Database Installation & Description

PostgreSQL 9.5 is used as the RDBMS of the system. Below you will find the description of how to create the Database for the application along with the description of the most important relations of the database.

Deployment

Install PostgreSQL

Follow any guide, for example the official one for Ubuntu, or follow these steps:

  • Create the file /etc/apt/sources.list.d/pgdg.list, and add a line for the repository deb http://apt.postgresql.org/pub/repos/apt/ trusty-pgdg main
  • Import the repository running
    • wget --quiet -O - https://www.postgresql.org/media/keys/ACCC4CF8.asc | \ sudo apt-key add -
    • sudo apt-get update
  • Install postgresql
    • sudo apt-get install postgresql-9.4

Now, make the database accesible:

  • Change to postgres user sudo su - postgres
  • Change these config files using vi or any other editor
    • vi /etc/postgresql/9.5/main/postgresql.conf Change this line listen_addresses = '*'
    • vi /etc/postgresql/9.5/main/pg_hba.conf Change this line host all all 0.0.0.0/0 md5
  • Reload configuration and restart
    • psql
    • SELECT pg_reload_conf();
    • \q
    • service postgresql restart

Create a user and the database:

  • psql
  • create user <user> with password '<password>';
  • create database <database> with owner <user> encoding 'UTF8';

Database Schema Definition

Within the GitHub repository, the necessary scriptsthat defines the different relations and views of the applicaiton can be found on DbSchema\DB_Schema_and_Tables.sql.

Description

Below you will find the description of the main relations in the database

Schema Training

This schema is used to store the information of the training and testing sets used for calculating for checking the accuracy of the application:

  • training.articles_authors: Contains the information of the signatures used for the training and testing sets.
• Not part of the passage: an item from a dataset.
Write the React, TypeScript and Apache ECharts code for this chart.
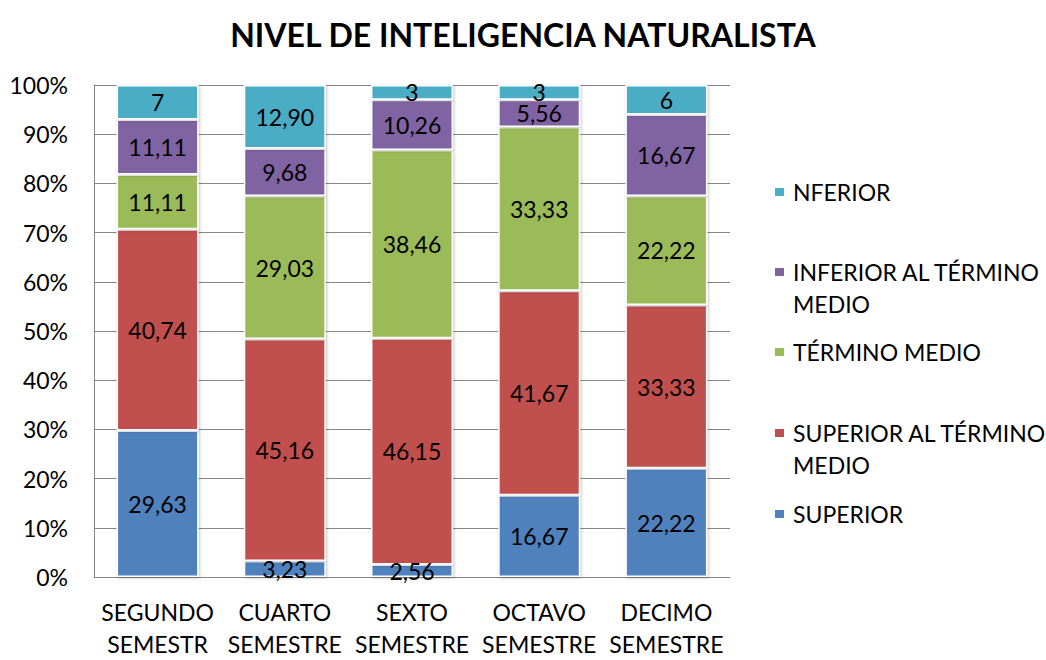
import React, { useEffect, useRef } from "react";
import * as echarts from "echarts";

const categories = ["SEGUNDO\nSEMESTR", "CUARTO\nSEMESTRE", "SEXTO\nSEMESTRE", "OCTAVO\nSEMESTRE", "DECIMO\nSEMESTRE"];
const seriesNames = ["SUPERIOR", "SUPERIOR AL TÉRMINO MEDIO", "TÉRMINO MEDIO", "INFERIOR AL TÉRMINO MEDIO", "NFERIOR"];
const superior = [29.63, 3.23, 2.56, 16.67, 22.22];
const superiorAlTermino = [40.74, 45.16, 46.15, 41.67, 33.33];
const terminoMedio = [11.11, 29.03, 38.46, 33.33, 22.22];
const inferiorAlTermino = [11.11, 9.68, 10.26, 5.56, 16.67];
const nferior = [7, 12.9, 3, 3, 6];
const yTicks = ["0%", "10%", "20%", "30%", "40%", "50%", "60%", "70%", "80%", "90%", "100%"];

const colors = ["#4F81BD", "#C0504D", "#9BBB59", "#8064A2", "#4BACC6"];
const FONT = "Lato, 'Open Sans', sans-serif";

export default function App() {
  const ref = useRef<HTMLDivElement>(null);
  useEffect(() => {
    document.body.style.margin = "0";
    if (!ref.current) return;
    const chart = echarts.init(ref.current, null, { renderer: "svg" });
    const raw = [superior, superiorAlTermino, terminoMedio, inferiorAlTermino, nferior];
    const totals = categories.map((_, i) => raw.reduce((s, arr) => s + arr[i], 0));
    const fmt = (v: number) => (Number.isInteger(v) ? String(v) : v.toFixed(2).replace(".", ","));

    const series = raw.map((arr, si) => ({
      name: seriesNames[si],
      type: "bar",
      stack: "total",
      barWidth: "64.5%",
      data: arr.map((v, i) => (v / totals[i]) * 100),
      itemStyle: {
        color: colors[si],
        borderColor: "#ffffff",
        borderWidth: 1.5,
        shadowBlur: 3,
        shadowColor: "rgba(0,0,0,0.25)",
        shadowOffsetX: 1,
        shadowOffsetY: 1,
      },
      label: {
        show: true,
        position: "inside",
        color: "#000",
        fontFamily: FONT,
        fontSize: 23,
        formatter: (p: any) => fmt(arr[p.dataIndex]),
      },
    }));

    const wrap: Record<string, string> = {
      "INFERIOR AL TÉRMINO MEDIO": " \nINFERIOR AL TÉRMINO\nMEDIO",
      "SUPERIOR AL TÉRMINO MEDIO": " \nSUPERIOR AL TÉRMINO\nMEDIO",
    };
    const legendTops: Record<string, number> = {
      NFERIOR: 176,
      "INFERIOR AL TÉRMINO MEDIO": 224,
      "TÉRMINO MEDIO": 336,
      "SUPERIOR AL TÉRMINO MEDIO": 385,
      SUPERIOR: 498,
    };
    const legends = seriesNames.map((n) => ({
      show: true,
      orient: "vertical",
      left: 773,
      top: legendTops[n],
      padding: 0,
      itemWidth: 11,
      itemHeight: 10,
      icon: "rect",
      data: [n],
      textStyle: {
        fontFamily: FONT,
        fontSize: 23,
        color: "#000",
        lineHeight: 32,
        padding: [0, 0, 0, 3],
      },
      formatter: (name: string) => wrap[name] || name,
      selectedMode: false,
    }));

    chart.setOption({
      animation: false,
      title: {
        text: "NIVEL DE INTELIGENCIA NATURALISTA",
        left: "center",
        top: 13,
        textStyle: { fontFamily: FONT, fontSize: 32, fontWeight: "bold", color: "#000" },
      },
      legend: legends,
      grid: { left: 94, right: 316, top: 85, bottom: 78, containLabel: false },
      xAxis: {
        type: "category",
        data: categories,
        axisLine: { show: true, lineStyle: { color: "#868686", width: 1 } },
        axisTick: { show: false },
        axisLabel: {
          interval: 0,
          color: "#000",
          fontFamily: FONT,
          fontSize: 23,
          lineHeight: 32,
          margin: 19,
        },
      },
      yAxis: {
        type: "value",
        min: 0,
        max: 100,
        interval: 10,
        axisLine: { show: true, lineStyle: { color: "#868686", width: 1 } },
        axisTick: { show: false },
        splitLine: { show: true, lineStyle: { color: "#868686", width: 1 } },
        axisLabel: {
          color: "#000",
          fontFamily: FONT,
          fontSize: 23,
          margin: 26,
          formatter: (v: number) => yTicks[Math.round(v / 10)],
        },
      },
      series,
    });
    return () => chart.dispose();
  }, []);
  return <div ref={ref} style={{ width: 1046, height: 660 }} />;
}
It links to complete information of the articles and signatures located in the source tables.
  • training.v_authors_distance: View that agregates the information needed for the training/testing sets of the application.
  • training.v_training_focus_names: View that contains the focus names used for the training set.
  • training.v_testing_focus_names: View that contains the focus names used for the testing set.
  • training.v_authors_distance_training: View that contains the aggregated information for the training set, using the views training.v_authors_distance and training.v_training_focus_names.
  • training.v_authors_distance_testing: View that contains the aggregated information for the testing set, using the views training.v_authors_distance and training.v_testing_focus_names.

Schema Source

This schema contains the information of the source data of the articles, preprocessed and organized according the schema of the application:

  • source.articles: Table that contains the information of the articles present in the system. This is an important table as it contains the id of the articles (referenced by most of the other relations) and the processid for processing information from the web application.
  • source.signatures: Table that contains the information of the signature of an author present in an specific article. A signature is identified by the combination of the id of the article and the position of the signature in the article d.
  • source.keywords: Table that contains the different keywords for every article.
  • source.subjects: Table that contains the different subjects which each article belongs to.
  • source.references: Table that contains the different journals referenced by each article.

Schema Distances

This schema contains the tables to temporaly store the calculated distances of the different features of the application:

  • distances.title: Table that contains the distances between the titles of a pair of articles.
  • distances.subject: Table that contains the distances between the subjects of a pair of articles.
  • distances.refs: Table that contains the distances between the subjects referenced by a pair of articles.
  • distances.keywords: Table that contains the distances between the keywords of a pair of articles.
  • distances.coauthor: Table that contains the distances between the coauthors of a pair of articles.
  • distances.ethnicity: Table that contains the distances between the posible ethnicities of a pair of signatures.

Schema Main

This schema contains the main information of the application:

  • main.articles_authors: Table that contains the information of the signatures and the link to the articles. This also includes the focus_name of the signature.
  • main.lda_topic: Table that contains the LDA Topics of each article in the application.
  • main.last_name_ethnicities: Table that contains the possible ethnicities for each last name in the application.
  • main.info_for_distances: Table that aggregates the information needed to calculate the distances between two signatures in the application.
  • main.v_articles_distance: View that aggregates the different distances between a pair of articles.
  • main.v_authors_distance: View that aggregates the different distances between a pair of signatures.
  • main.same_authors: Table that contains the result of calculating if a pair of authors are the same or not.
  • main.authors_disambiguated: Table that contains the result of disambiguating and clustering the authors of the application.